Below are the Boston Bruins' selections made at the 2014 NHL entry draft, held on June 27–28, 2014 at the Wells Fargo Center in Philadelphia, Pennsylvania.

| Round | # | Player | Pos | Nationality | College/Junior/Club team (League) |
|---|---|---|---|---|---|
| 1 | 25 | David Pastrnak | (RW) | Czech Republic Czech Republic | Sodertalje SK (HockeyAllsvenskan) |
| 2 | 56 | Ryan Donato | (C) | United States United States | Dexter School (USHS–MA) |
| 4 | 116 | Danton Heinen | (F) | Canada Canada | Surrey Eagles (BCHL) |
| 5 | 146 | Anders Bjork | (LW) | United States United States | US NTDP (USHL) |
| 7 | 206 | Emil Johansson | D | Sweden Sweden | HV71 Jr. (Sweden-Jr.) |

- Draft notes
- Boston's third-round pick will go to the Philadelphia Flyers as the result of a trade on March 5, 2014, that sent Andrej Meszaros to Boston in exchange for this pick (being conditional at the time of the trade).

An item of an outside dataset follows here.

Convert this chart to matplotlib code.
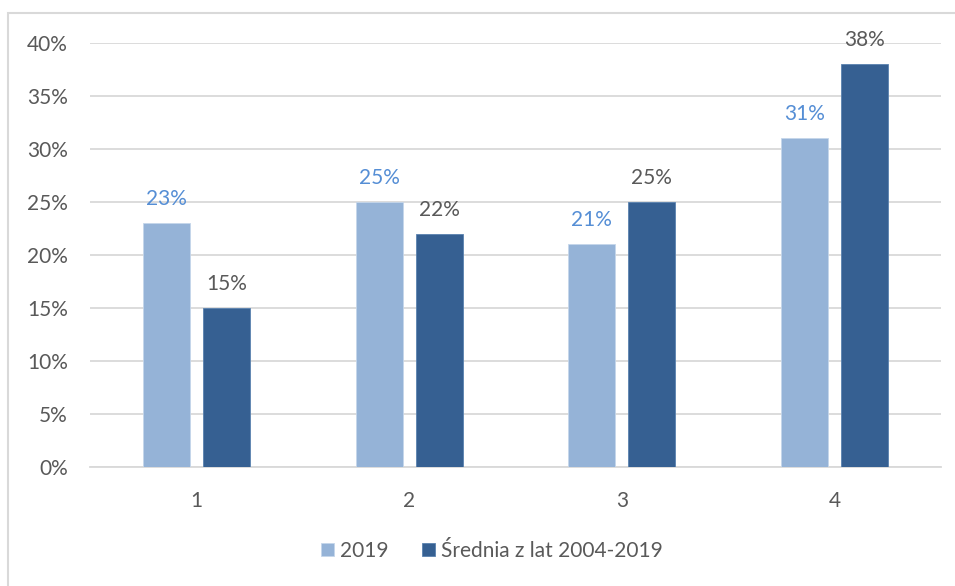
import matplotlib
matplotlib.use("Agg")
import matplotlib.pyplot as plt
from matplotlib.patches import Rectangle
import numpy as np

categories = ["1", "2", "3", "4"]
series_names = ["2019", "Średnia z lat 2004-2019"]
values_2019 = [23, 25, 21, 31]
values_avg = [15, 22, 25, 38]
yticks = [0, 5, 10, 15, 20, 25, 30, 35, 40]

plt.rcParams['font.family'] = ['Lato', 'DejaVu Sans']

W, H = 955, 586
fig = plt.figure(figsize=(W / 100, H / 100), dpi=100)

# outer chart frame
fig.patches.append(Rectangle((8 / W, -0.05), 1.2, (H - 13) / H + 0.05 - 0.0,
                             transform=fig.transFigure, fill=False,
                             edgecolor="#D9D9D9", linewidth=1.5))

ax = fig.add_axes([90 / W, (H - 467) / H, 851 / W, 424 / H])

c_light = "#95B3D7"
c_dark = "#366092"
x = np.arange(len(categories))
bw = 0.221
off = 0.141

b1 = ax.bar(x - off, values_2019, bw, color=c_light, edgecolor="#C5D6EA", linewidth=0.6, label=series_names[0], zorder=3)
b2 = ax.bar(x + off, values_avg, bw, color=c_dark, edgecolor="#5A82B0", linewidth=0.6, label=series_names[1], zorder=3)

for xi, v in zip(x - off, values_2019):
    ax.annotate(f"{v}%", (xi, v), xytext=(0, 13), textcoords="offset points",
                ha="center", va="baseline", color="#558ED5", fontsize=15)
for xi, v in zip(x + off, values_avg):
    ax.annotate(f"{v}%", (xi, v), xytext=(0, 13), textcoords="offset points",
                ha="center", va="baseline", color="#595959", fontsize=15)

ax.set_xlim(-0.5, len(categories) - 0.5)
ax.set_ylim(0, 40)
ax.set_yticks(yticks)
ax.set_yticklabels([f"{t}%" for t in yticks])
ax.set_xticks(x)
ax.set_xticklabels(categories)
ax.tick_params(axis="both", length=0, labelsize=15, labelcolor="#595959")
ax.tick_params(axis="y", pad=16)
ax.tick_params(axis="x", pad=17)
ax.grid(axis="y", color="#D9D9D9", linewidth=1.3, zorder=0)
ax.set_axisbelow(True)
for s in ["top", "right", "left"]:
    ax.spines[s].set_visible(False)
ax.spines["bottom"].set_color("#D9D9D9")
ax.spines["bottom"].set_linewidth(1.3)

leg = fig.legend(handles=[b1, b2], labels=series_names, loc="center",
                 bbox_to_anchor=(492 / W, (H - 551) / H), ncol=2, frameon=False,
                 fontsize=15, handlelength=0.6, handleheight=0.6, handletextpad=0.3,
                 columnspacing=1.6, labelcolor="#595959")

fig.savefig("out.png", dpi=100)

The condition – Philadelphia will receive a third-round pick in 2014 if Meszaros does not re-sign with Boston prior to the 2014 NHL Entry Draft – was converted on June 27, 2014.
- Boston's sixth-round pick will go to the St. Louis Blues, as the result of a trade on April 3, 2013, that sent Wade Redden to Boston, in exchange for this pick (being conditional at the time of the trade). The condition – St. Louis will receive a sixth-round pick in 2014 if Redden appears in one playoff game in 2013 for the Bruins – was converted on May 1, 2013.